Students who feel a disability will prevent them from meeting the above academic requirements are encouraged to contact the Disability Liaison Unit.

Graduate Attributes: Graduates in construction management typically work for construction companies both on and off construction sites. Their roles include planning and scheduling, project management, contract administration, or estimating and tendering. Graduates pursuing a career in construction economics work as construction cost consultants and quantity surveyors with financiers, property developers, and project managers.

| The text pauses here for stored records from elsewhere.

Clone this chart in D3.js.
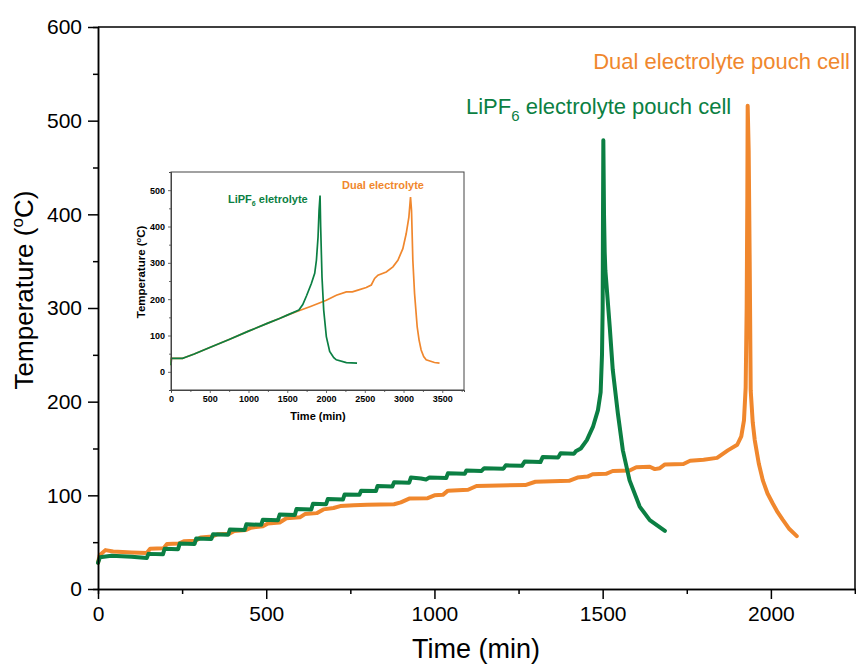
<!DOCTYPE html>
<html>
<head>
<meta charset="utf-8">
<script src="https://cdn.jsdelivr.net/npm/d3@7"></script>
<style>
    body { margin: 0; background: white; }
    svg { font-family: "Liberation Sans", Arial, sans-serif; }
</style>
</head>
<body>
<div id="chart"></div>
<script>
// main chart: [time (min), temperature (C)]
let lipf6Main = [[0,28],[6,34],[40,35.5],[100,34.5],[145,33],[150,37.5],[193,37],[198,43],[238,42.5],[243,48.5],[287,48],[292,54],[337,53.5],[342,58.5],[387,58],[392,63.5],[436,63],[441,69],[485,68.5],[490,74],[535,73.5],[540,79.5],[585,79],[590,85.5],[634,85],[639,91],[678,90.5],[683,96],[728,95.5],[733,101],[777,100.5],[782,105],[826,104.5],[831,110],[875,109.5],[880,114],[925,113.5],[930,119],[960,118],[975,117],[985,119],[1035,118.5],[1040,123.5],[1090,123],[1095,126.5],[1140,126],[1148,129],[1205,128.5],[1212,132],[1260,131.5],[1268,136],[1315,135.5],[1322,141],[1368,140.5],[1375,145],[1415,144.5],[1420,147],[1435,150],[1453,159],[1471,173],[1486,191],[1494,210],[1498,250],[1500,300],[1501,400],[1502,479],[1504,400],[1506,360],[1508,340],[1512,322],[1521,280],[1530,234],[1545,188],[1560,148],[1580,116],[1610,88],[1640,73.5],[1685,62]];

let dualMain = [[0,28],[5,36],[22,41.5],[45,40],[100,39],[145,38.5],[155,43],[195,43.5],[205,48],[240,48.5],[255,51],[290,51.5],[305,55],[340,56],[355,58.5],[390,59],[405,62],[440,63],[455,65.5],[490,67],[505,70],[540,71],[560,75.5],[600,76.5],[615,80],[650,81],[670,85],[700,86.5],[720,88.5],[760,89.5],[800,90],[880,90.5],[900,92.5],[925,96.5],[980,97],[1000,100],[1025,100.5],[1040,105],[1100,106],[1125,110],[1270,111],[1300,114.5],[1400,115.5],[1425,119],[1455,120],[1470,122.5],[1510,123],[1530,126],[1580,126.5],[1600,130],[1640,130.5],[1655,128],[1670,129],[1685,133],[1740,133.5],[1760,137],[1800,138],[1840,140],[1872,148],[1900,154],[1912,163],[1920,180],[1925,215],[1928,300],[1930,420],[1931,516],[1934,468],[1937,350],[1940,212],[1946,178],[1952,159],[1964,134],[1976,116],[1990,102],[2006,91],[2020,82],[2035,74],[2055,64],[2077,56.5]];

// inset chart
let lipf6Inset = [[0,18],[5,37],[150,37],[170,39],[300,49],[500,67],[750,89],[1000,112],[1250,134],[1400,147],[1500,156],[1650,170],[1700,185],[1750,210],[1811,243],[1854,271],[1876,307],[1897,371],[1910,444],[1923,485],[1931,398],[1948,261],[1970,170],[2004,97],[2047,56],[2100,39],[2133,33],[2262,25.6],[2400,24]];

let dualInset = [[0,18],[5,37],[150,37],[170,39],[300,49],[500,67],[750,89],[1000,112],[1250,134],[1400,147],[1500,156],[1650,168],[1800,180],[2004,197],[2133,211],[2262,220],[2340,220],[2412,225],[2519,232],[2584,239],[2627,257],[2670,266],[2777,275],[2863,289],[2927,307],[2991,339],[3034,380],[3069,426],[3090,481],[3103,444],[3120,307],[3142,216],[3176,124],[3200,88],[3227,60],[3260,42],[3292,33],[3399,25.6],[3464,24]];

let mainXTicks = [0, 500, 1000, 1500, 2000];
let mainYTicks = [0, 100, 200, 300, 400, 500, 600];
let insetXTicks = [0, 500, 1000, 1500, 2000, 2500, 3000, 3500];
let insetYTicks = [0, 100, 200, 300, 400, 500];

let green = "#0b7f43";
let orange = "#f0872d";

let svg = d3.select("#chart").append("svg")
    .attr("width", 856)
    .attr("height", 666);

// ---------- main chart ----------
let m = {left: 98, top: 27, right: 855, bottom: 589};

let x = d3.scaleLinear().domain([0, 2250]).range([m.left, m.right]);
let y = d3.scaleLinear().domain([0, 600]).range([m.bottom, m.top]);

let line = d3.line().x(d => x(d[0])).y(d => y(d[1]));

svg.append("path")
    .datum(dualMain)
    .attr("d", line)
    .attr("fill", "none")
    .attr("stroke", orange)
    .attr("stroke-width", 4)
    .attr("stroke-linejoin", "round")
    .attr("stroke-linecap", "round");

svg.append("path")
    .datum(lipf6Main)
    .attr("d", line)
    .attr("fill", "none")
    .attr("stroke", green)
    .attr("stroke-width", 4)
    .attr("stroke-linejoin", "round")
    .attr("stroke-linecap", "round");

// frame
svg.append("path")
    .attr("d", `M${m.left},${m.top}H${m.right}V${m.bottom}`)
    .attr("fill", "none")
    .attr("stroke", "black")
    .attr("stroke-width", 1.5);

let xAxis = svg.append("g")
    .attr("transform", `translate(0,${m.bottom})`)
    .call(d3.axisBottom(x).tickValues(mainXTicks).tickFormat(d3.format("d")).tickSize(10).tickSizeOuter(0).tickPadding(4));
svg.append("g")
    .attr("transform", `translate(0,${m.bottom})`)
    .call(d3.axisBottom(x).tickValues([250, 750, 1250, 1750, 2250]).tickSize(5).tickFormat(""));

let yAxis = svg.append("g")
    .attr("transform", `translate(${m.left},0)`)
    .call(d3.axisLeft(y).tickValues(mainYTicks).tickFormat(d3.format("d")).tickSize(10).tickSizeOuter(0).tickPadding(6));
svg.append("g")
    .attr("transform", `translate(${m.left},0)`)
    .call(d3.axisLeft(y).tickValues([50, 150, 250, 350, 450, 550]).tickSize(5).tickFormat(""));

svg.selectAll(".domain").attr("stroke-width", 1.5);
svg.selectAll(".tick line").attr("stroke-width", 1.5);
xAxis.selectAll("text").attr("font-size", 21).attr("font-family", "Liberation Sans, Arial").attr("dy", "0.85em");
yAxis.selectAll("text").attr("font-size", 21).attr("font-family", "Liberation Sans, Arial");

svg.append("text")
    .attr("x", 476)
    .attr("y", 658)
    .attr("text-anchor", "middle")
    .attr("font-size", 27)
    .text("Time (min)");

let yTitle = svg.append("text")
    .attr("transform", "translate(33,290) rotate(-90)")
    .attr("text-anchor", "middle")
    .attr("font-size", 26);
yTitle.append("tspan").text("Temperature (");
yTitle.append("tspan").attr("font-size", 17).attr("dy", -10).text("o");
yTitle.append("tspan").attr("dy", 10).text("C)");

svg.append("text")
    .attr("x", 850)
    .attr("y", 69)
    .attr("text-anchor", "end")
    .attr("font-size", 22)
    .attr("fill", orange)
    .text("Dual electrolyte pouch cell");

let gLabel = svg.append("text")
    .attr("x", 466)
    .attr("y", 114)
    .attr("font-size", 22)
    .attr("fill", green);
gLabel.append("tspan").text("LiPF");
gLabel.append("tspan").attr("font-size", 15).attr("dy", 7).text("6");
gLabel.append("tspan").attr("dy", -7).text(" electrolyte pouch cell");

// ---------- inset ----------
let n = {left: 171, top: 172, right: 464, bottom: 390};

let ix = d3.scaleLinear().domain([0, 3780]).range([n.left, n.right]);
let iy = d3.scaleLinear().domain([-50, 550]).range([n.bottom, n.top]);
let iline = d3.line().x(d => ix(d[0])).y(d => iy(d[1]));

let inset = svg.append("g").attr("class", "inset");

inset.append("rect")
    .attr("x", n.left)
    .attr("y", n.top)
    .attr("width", n.right - n.left)
    .attr("height", n.bottom - n.top)
    .attr("fill", "white")
    .attr("stroke", "#444")
    .attr("stroke-width", 1);

inset.append("path")
    .datum(dualInset)
    .attr("d", iline)
    .attr("fill", "none")
    .attr("stroke", orange)
    .attr("stroke-width", 1.7);

inset.append("path")
    .datum(lipf6Inset)
    .attr("d", iline)
    .attr("fill", "none")
    .attr("stroke", green)
    .attr("stroke-width", 1.7);

let ixAxis = inset.append("g")
    .attr("transform", `translate(0,${n.bottom})`)
    .call(d3.axisBottom(ix).tickValues(insetXTicks).tickFormat(d3.format("d")).tickSize(3).tickSizeOuter(0).tickPadding(3));
inset.append("g")
    .attr("transform", `translate(0,${n.bottom})`)
    .call(d3.axisBottom(ix).tickValues([250, 750, 1250, 1750, 2250, 2750, 3250, 3750]).tickSize(2).tickFormat(""));

let iyAxis = inset.append("g")
    .attr("transform", `translate(${n.left},0)`)
    .call(d3.axisLeft(iy).tickValues(insetYTicks).tickFormat(d3.format("d")).tickSize(3).tickSizeOuter(0).tickPadding(3));
inset.append("g")
    .attr("transform", `translate(${n.left},0)`)
    .call(d3.axisLeft(iy).tickValues([-50, 50, 150, 250, 350, 450, 550]).tickSize(2).tickFormat(""));

inset.selectAll(".domain").attr("stroke", "#444").attr("stroke-width", 1);
inset.selectAll(".tick line").attr("stroke", "#444").attr("stroke-width", 0.8);
inset.selectAll(".tick text").attr("font-size", 9).attr("font-weight", "bold").attr("font-family", "Liberation Sans, Arial");

inset.append("text")
    .attr("x", 318)
    .attr("y", 420)
    .attr("text-anchor", "middle")
    .attr("font-size", 11)
    .attr("font-weight", "bold")
    .text("Time (min)");

let iyTitle = inset.append("text")
    .attr("transform", "translate(145,272) rotate(-90)")
    .attr("text-anchor", "middle")
    .attr("font-size", 11.5)
    .attr("font-weight", "bold");
iyTitle.append("tspan").text("Temperature (");
iyTitle.append("tspan").attr("font-size", 7.5).attr("dy", -4).text("o");
iyTitle.append("tspan").attr("dy", 4).text("C)");

let igLabel = inset.append("text")
    .attr("x", 228)
    .attr("y", 203)
    .attr("font-size", 11)
    .attr("font-weight", "bold")
    .attr("fill", green);
igLabel.append("tspan").text("LiPF");
igLabel.append("tspan").attr("font-size", 7).attr("dy", 3).text("6");
igLabel.append("tspan").attr("dy", -3).text("  eletrolyte");

inset.append("text")
    .attr("x", 342)
    .attr("y", 189)
    .attr("font-size", 11)
    .attr("font-weight", "bold")
    .attr("fill", orange)
    .text("Dual electrolyte");
</script>
</body>
</html>
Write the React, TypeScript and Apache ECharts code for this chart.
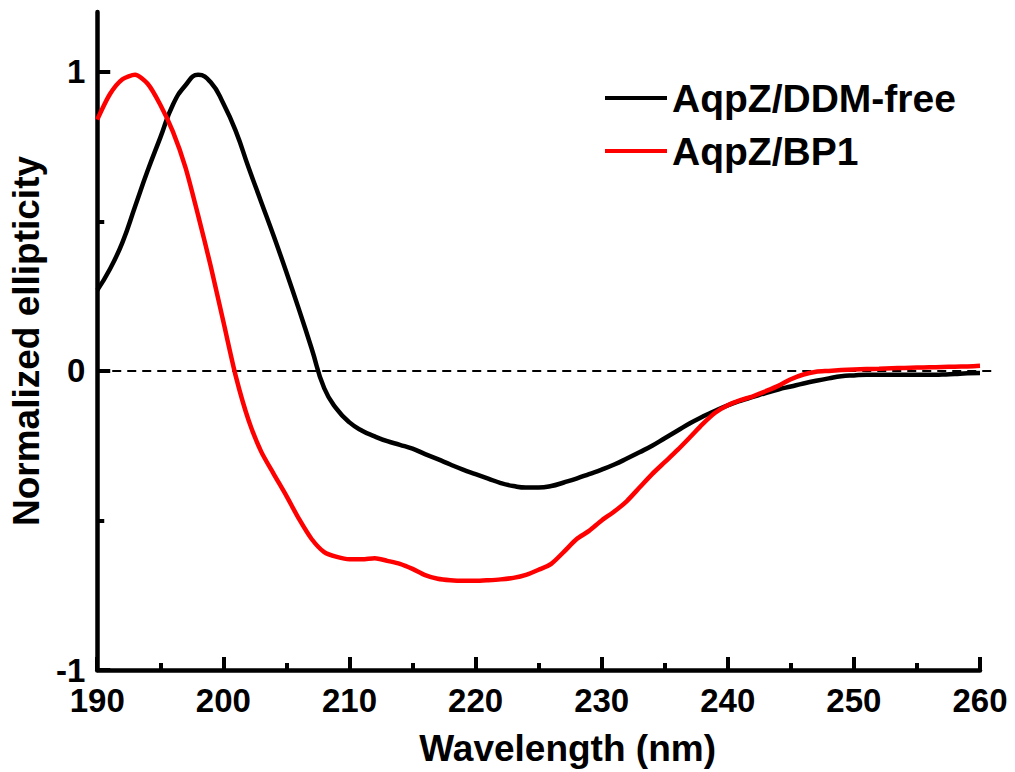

Generic Skills: The Master of Construction Management has been specifically designed around the University of Melbourne graduate attributes and the requirements of professional associations. The Master of Construction Management will incorporate research-led teaching, problem-based collaborative learning, professional engagement, and a diverse mature cohort. Graduates of Master of Construction Management will have high-level professional and intellectual capabilities enabling them to demonstrate leadership, a commitment to life-long learning, and professional integrity.